Root cause analysis also leads to an analysis of paralysis. This occurs when problems are difficult to solve in their nature. Usually, an organization is unable to deal with the aspects that can be realized but difficult to acknowledge (Andersen et al, 2009). This is common in problems that result in conflict among those involved. Lastly, in health care, there is the controversial question of whether the risk of recurrence of the problem is reduced after the root cause analysis (Wu et al, 2008).
Steps in Conducting Root Cause Analysis
The first step is the identification of the analysis team to conduct the analysis. The team should consist of individuals who have the ability to contribute effectively to the analysis process. The team leader should be drawn from the quality management team of an organization from an independent department where incidence has occurred (Flanders and Saint, 2005)
The team should identify and describe a problem. This involves identifying the attributes of a problem that may be quantitative or/and qualitative. This involved describing the aforementioned variables of magnitude, nature, and place.
Thirdly, the team should gather the relevant data and evidence and arrange it in chronological order to the occurrence of the incidence. The causes found should be divided into those that contribute to the sequential chain of events and root causes. Root causes are those that if removed would eliminate or disrupt the occurrence of the incident.
The team should formulate corrective actions that would eliminate or reduce the occurrence of the incident. If possible measures that mitigate the consequences of the incident can be mentioned.
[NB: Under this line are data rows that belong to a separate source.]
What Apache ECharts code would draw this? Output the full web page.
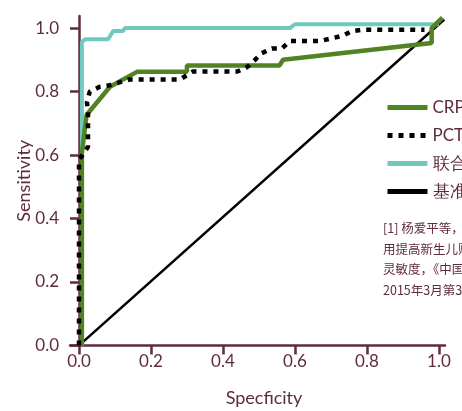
<!DOCTYPE html>
<html><head><meta charset="utf-8">
<script src="https://cdn.jsdelivr.net/npm/echarts@6/dist/echarts.min.js"></script>
<style>html,body{margin:0;padding:0;background:#fff}#c{width:462px;height:411px}</style>
</head><body><div id="c"></div>
<script>
const tickValues = [0, 0.2, 0.4, 0.6, 0.8, 1.0];
const seriesNames = ['CRP', 'PCT', '联合检测', '基准线'];
const crpPoints = [[0.008,0],[0.008,0.606],[0.021,0.726],[0.086,0.815],[0.161,0.862],[0.3,0.862],[0.3,0.882],[0.557,0.882],[0.567,0.9],[0.98,0.953],[0.98,1.0],[1.01,1.033]];
const pctPoints = [[0,0],[0,0.584],[0.025,0.626],[0.025,0.74],[0.022,0.765],[0.03,0.8],[0.058,0.815],[0.086,0.82],[0.14,0.838],[0.28,0.838],[0.317,0.863],[0.44,0.863],[0.467,0.877],[0.489,0.9],[0.508,0.921],[0.536,0.936],[0.564,0.936],[0.586,0.959],[0.669,0.959],[0.703,0.968],[0.733,0.976],[0.758,0.99],[0.786,0.995],[0.96,0.995]];
const combPoints = [[0.008,0],[0.008,0.956],[0.017,0.965],[0.081,0.965],[0.095,0.991],[0.122,0.991],[0.128,1.0],[0.586,1.0],[0.6,1.012],[1.0,1.012]];
const basePoints = [[0.005,0.005],[1.015,1.027]];
const footnote = ['[1] 杨爱平等，PCT与CRP联合应', '用提高新生儿败血症诊断的', '灵敏度，《中国妇幼保健》，', '2015年3月第30卷'];

const maroon = '#5e2b40';
const font = 'Lato';
const chart = echarts.init(document.getElementById('c'));
const axisCommon = {
  type: 'value',
  axisLine: {show: true, onZero: true, lineStyle: {color: maroon, width: 2.5}},
  axisTick: {show: true, length: 9, lineStyle: {color: maroon, width: 2.5}, customValues: tickValues},
  axisLabel: {color: maroon, fontSize: 17, fontFamily: font, margin: 8, customValues: tickValues, formatter: v => v.toFixed(1)},
  splitLine: {show: false},
  nameLocation: 'middle',
  nameMoveOverlap: false,
  nameTextStyle: {color: maroon, fontSize: 18, fontFamily: font}
};
chart.setOption({
  animation: false,
  grid: {left: 70, top: 16, width: 375, height: 329.5, outerBoundsMode: 'none', containLabel: false},
  xAxis: Object.assign({}, axisCommon, {min: -0.025, max: 1.017, name: 'Specficity', nameGap: 44,
    nameTextStyle: {color: maroon, fontSize: 18, fontFamily: font, padding: [0,0,0,13]}}),
  yAxis: Object.assign({}, axisCommon, {min: 0, max: 1.038, name: 'Sensitivity', nameGap: 37,
    axisLabel: Object.assign({}, axisCommon.axisLabel, {margin: 11})}),
  legend: {
    orient: 'vertical', left: 380, top: 94, itemWidth: 40, itemHeight: 14, itemGap: 11,
    itemStyle: {opacity: 0},
    lineStyle: {width: 5},
    textStyle: {color: maroon, fontSize: 17, fontFamily: font, lineHeight: 17},
    data: seriesNames
  },
  graphic: [{
    type: 'text', left: 383, top: 218,
    style: {text: footnote.join('\n'), fill: maroon, font: '12.5px "Noto Sans CJK SC"', lineHeight: 20.5}
  }],
  series: [
    {name: seriesNames[3], type: 'line', data: basePoints, symbol: 'none', z: 1,
     lineStyle: {color: '#000', width: 2.5}, itemStyle: {color: '#000'}},
    {name: seriesNames[2], type: 'line', data: combPoints, symbol: 'none', z: 2,
     lineStyle: {color: '#70c9be', width: 4}, itemStyle: {color: '#70c9be'}},
    {name: seriesNames[0], type: 'line', data: crpPoints, symbol: 'none', z: 3,
     lineStyle: {color: '#518322', width: 4.5}, itemStyle: {color: '#518322'}},
    {name: seriesNames[1], type: 'line', data: pctPoints, symbol: 'none', z: 4,
     lineStyle: {color: '#000', width: 4.5, type: [5, 6], cap: 'butt'}, itemStyle: {color: '#000'}}
  ]
});
</script></body></html>
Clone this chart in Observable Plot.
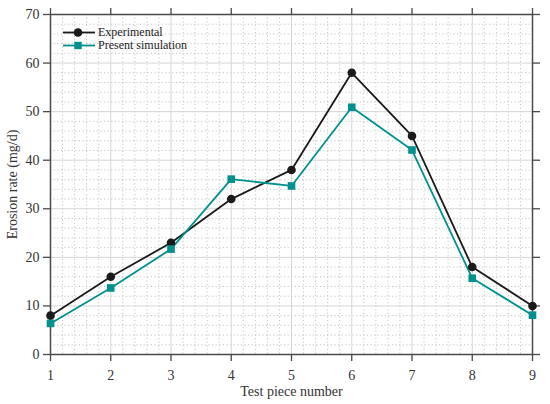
<!DOCTYPE html>
<html>
<head>
<meta charset="utf-8">
<script src="https://cdn.jsdelivr.net/npm/d3@7"></script>
<script src="https://cdn.jsdelivr.net/npm/@observablehq/plot@0.6"></script>
<style>
  html, body { margin: 0; padding: 0; background: #fff; }
  #wrap { position: relative; width: 550px; height: 404px; font-family: "Liberation Serif", "DejaVu Serif", serif; }
  #legend { position: absolute; left: 62px; top: 26px; font-size: 12px; color: #222; }
  #legend .item { display: flex; align-items: center; height: 13px; }
  #legend svg { display: block; margin-right: 2px; }
</style>
</head>
<body>
<div id="wrap"><div id="legend"></div></div>
<script>
const pieces = [1, 2, 3, 4, 5, 6, 7, 8, 9];
const experimental = [8, 16, 23, 32, 38, 58, 45, 18, 10];
const simulation = [6.4, 13.7, 21.7, 36.1, 34.7, 50.9, 42.1, 15.7, 8.1];
const seriesNames = ["Experimental", "Present simulation"];
const seriesColors = ["#1a1a1a", "#00918e"];
const xTicks = [1, 2, 3, 4, 5, 6, 7, 8, 9];
const yTicks = [0, 10, 20, 30, 40, 50, 60, 70];
const xMinor = d3.range(1, 9.001, 0.2).filter(v => Math.abs(v - Math.round(v)) > 1e-6);
const yMinor = d3.range(0, 70.001, 2).filter(v => v % 10 !== 0);

const expData = pieces.map((p, i) => ({piece: p, value: experimental[i]}));
const simData = pieces.map((p, i) => ({piece: p, value: simulation[i]}));

const axisColor = "#4a4a4a";
const fontSize = 14;

const chart = Plot.plot({
  width: 550,
  height: 404,
  marginLeft: 50,
  marginRight: 18,
  marginTop: 14,
  marginBottom: 50,
  style: {fontFamily: '"Liberation Serif", serif', fontSize: fontSize + "px", color: "#333", background: "#fff"},
  x: {domain: [1, 9]},
  y: {domain: [0, 70]},
  marks: [
    Plot.gridX(xMinor, {stroke: "#b8b8b8", strokeOpacity: 1, strokeDasharray: "1.2,2.4", strokeWidth: 0.8}),
    Plot.gridY(yMinor, {stroke: "#b8b8b8", strokeOpacity: 1, strokeDasharray: "1.2,2.4", strokeWidth: 0.8}),
    Plot.gridX(xTicks, {stroke: "#d6d6d6", strokeOpacity: 1, strokeWidth: 1}),
    Plot.gridY(yTicks, {stroke: "#d6d6d6", strokeOpacity: 1, strokeWidth: 1}),
    Plot.axisX({ticks: xTicks, tickSize: 7, tickPadding: 9, stroke: axisColor, strokeWidth: 1.3, fontSize: fontSize,
      label: "Test piece number", labelAnchor: "center", labelArrow: "none", labelOffset: 41, fill: "#333"}),
    Plot.axisX({anchor: "top", ticks: xTicks, tickSize: 7, tickFormat: () => "", stroke: axisColor, strokeWidth: 1.3, label: null}),
    Plot.axisY({ticks: yTicks, tickSize: 7, tickPadding: 4, stroke: axisColor, strokeWidth: 1.3, fontSize: fontSize,
      label: "Erosion rate (mg/d)", labelAnchor: "center", labelArrow: "none", labelOffset: 43, fill: "#333"}),
    Plot.axisY({anchor: "right", ticks: yTicks, tickSize: 7, tickFormat: () => "", stroke: axisColor, strokeWidth: 1.3, label: null}),
    Plot.frame({stroke: axisColor, strokeWidth: 1.5}),
    Plot.line(expData, {x: "piece", y: "value", stroke: seriesColors[0], strokeWidth: 1.8}),
    Plot.line(simData, {x: "piece", y: "value", stroke: seriesColors[1], strokeWidth: 1.8}),
    Plot.dot(expData, {x: "piece", y: "value", r: 4.3, fill: seriesColors[0], stroke: "none"}),
    Plot.dot(simData, {x: "piece", y: "value", symbol: "square", r: 4.3, fill: seriesColors[1], stroke: "none"})
  ]
});
document.getElementById("wrap").prepend(chart);

const legend = document.getElementById("legend");
seriesNames.forEach((name, i) => {
  const item = document.createElement("div");
  item.className = "item";
  const svg = i === 0
    ? `<svg width="34" height="13"><line x1="1" y1="6.5" x2="33" y2="6.5" stroke="${seriesColors[i]}" stroke-width="1.8"/><circle cx="16" cy="6.5" r="4.3" fill="${seriesColors[i]}"/></svg>`
    : `<svg width="34" height="13"><line x1="1" y1="6.5" x2="33" y2="6.5" stroke="${seriesColors[i]}" stroke-width="1.8"/><rect x="12.3" y="2.8" width="7.4" height="7.4" fill="${seriesColors[i]}"/></svg>`;
  item.innerHTML = svg + `<span>${name}</span>`;
  legend.appendChild(item);
});
</script>
</body>
</html>
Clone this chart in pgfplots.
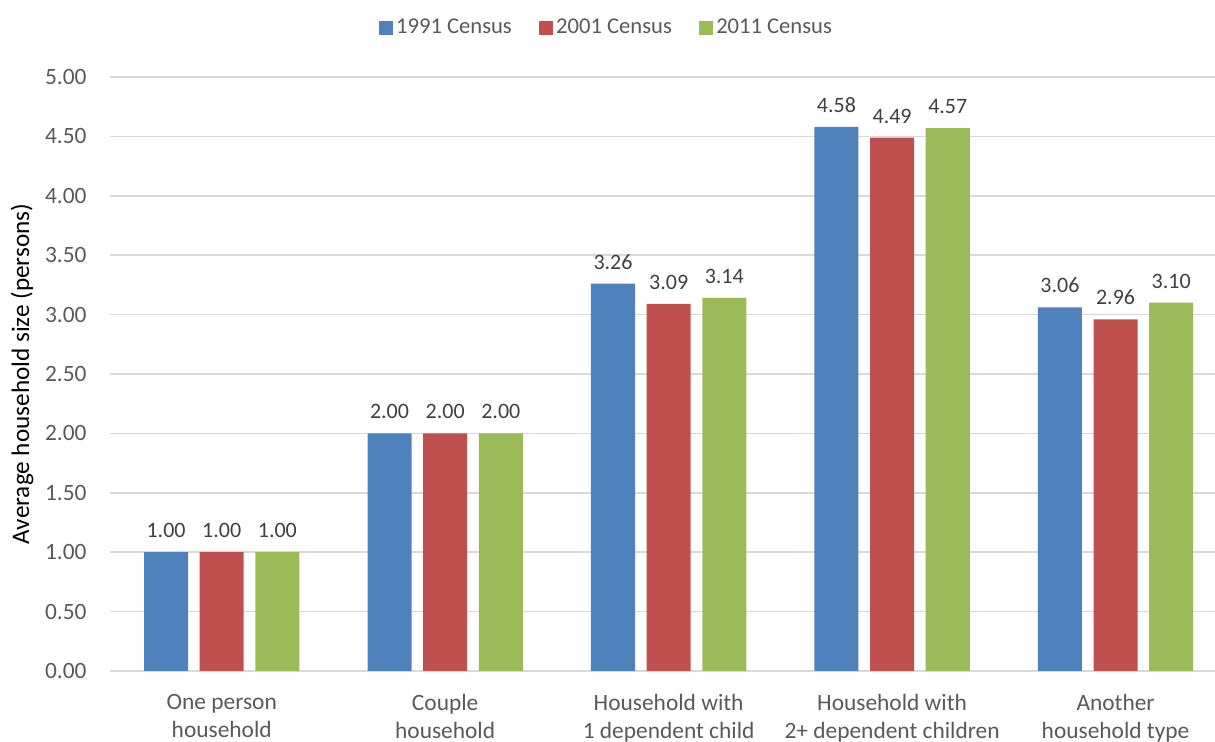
\documentclass[border=0pt]{standalone}
\usepackage{pgfplots}
\pgfplotsset{compat=1.18}
\usepackage{fontspec}
\setmainfont{Carlito}
\definecolor{cBlue}{HTML}{4F81BD}
\definecolor{cRed}{HTML}{C0504D}
\definecolor{cGreen}{HTML}{9BBB59}
\definecolor{txt}{HTML}{595959}
\definecolor{lbl}{HTML}{404040}
\definecolor{grd}{HTML}{D9D9D9}

\begin{document}
\begin{tikzpicture}
\useasboundingbox (-55pt,-35.5pt) rectangle (552.5pt,335.5pt);
\begin{axis}[
  at={(0,0)}, anchor=south west,
  scale only axis,
  width=552.5pt, height=297pt,
  ybar,
  xmin=-0.5, xmax=4.445,
  ymin=0, ymax=5,
  ytick={0,0.5,...,5},
  xtick={0,1,2,3,4},
  xticklabels={One person\\household, Couple\\household, Household with\\1 dependent child, Household with\\2+ dependent children, Another\\household type},
  axis line style={draw=none},
  major tick length=0pt,
  ymajorgrids,
  grid style={grd, line width=0.75pt},
  /pgf/number format/assume math mode=true,
  y tick label style={/pgf/number format/fixed, /pgf/number format/fixed zerofill, /pgf/number format/precision=2,
    font=\fontsize{11.7}{14}\selectfont, text=txt, inner sep=0pt, xshift=-11.5pt},
  x tick label style={font=\fontsize{11.7}{14}\selectfont, text=txt, align=center, inner sep=0pt, yshift=-11.5pt},
  ylabel={Average household size (persons)},
  ylabel style={at={(axis description cs:-0.0796,0.5)}, anchor=center, font=\fontsize{12.6}{15}\selectfont, text=black},
  bar width=0.197,
  nodes near coords,
  nodes near coords style={/pgf/number format/fixed, /pgf/number format/fixed zerofill, /pgf/number format/precision=2,
    font=\fontsize{11}{13}\selectfont, text=lbl, anchor=south, inner sep=0pt, yshift=7pt},
  legend columns=-1,
  legend style={at={(axis description cs:0.4498,1.0825)}, anchor=center, draw=none, fill=none,
    font=\fontsize{11.3}{13}\selectfont, text=txt, nodes={inner xsep=1.6pt},
    /tikz/every even column/.append style={column sep=12pt}},
  legend image code/.code={\fill[#1] (0pt,-3.5pt) rectangle (7pt,3.5pt);},
]
\addplot[fill=cBlue, draw=none, bar shift=-0.249] coordinates {(0,1.00) (1,2.00) (2,3.26) (3,4.58) (4,3.06)};
\addplot[fill=cRed, draw=none, bar shift=0] coordinates {(0,1.00) (1,2.00) (2,3.09) (3,4.49) (4,2.96)};
\addplot[fill=cGreen, draw=none, bar shift=0.249] coordinates {(0,1.00) (1,2.00) (2,3.14) (3,4.57) (4,3.10)};
\legend{1991 Census, 2001 Census, 2011 Census}
\end{axis}
\end{tikzpicture}
\end{document}
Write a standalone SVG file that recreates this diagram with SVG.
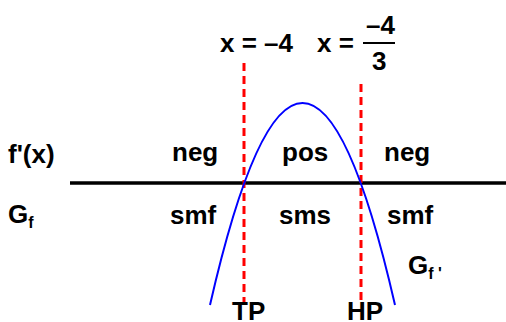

The recommended solutions are then implemented. The root cause analysis program should also be measured for success. Failure for this measurement results in the whole process being a trial and error. To measure this success, various things can be assessed. They include the ratio of the analysis conducted and incidences that trigger analysis, amount of time spent reacting to incidences, frequency and severity of the incidences before and after analysis.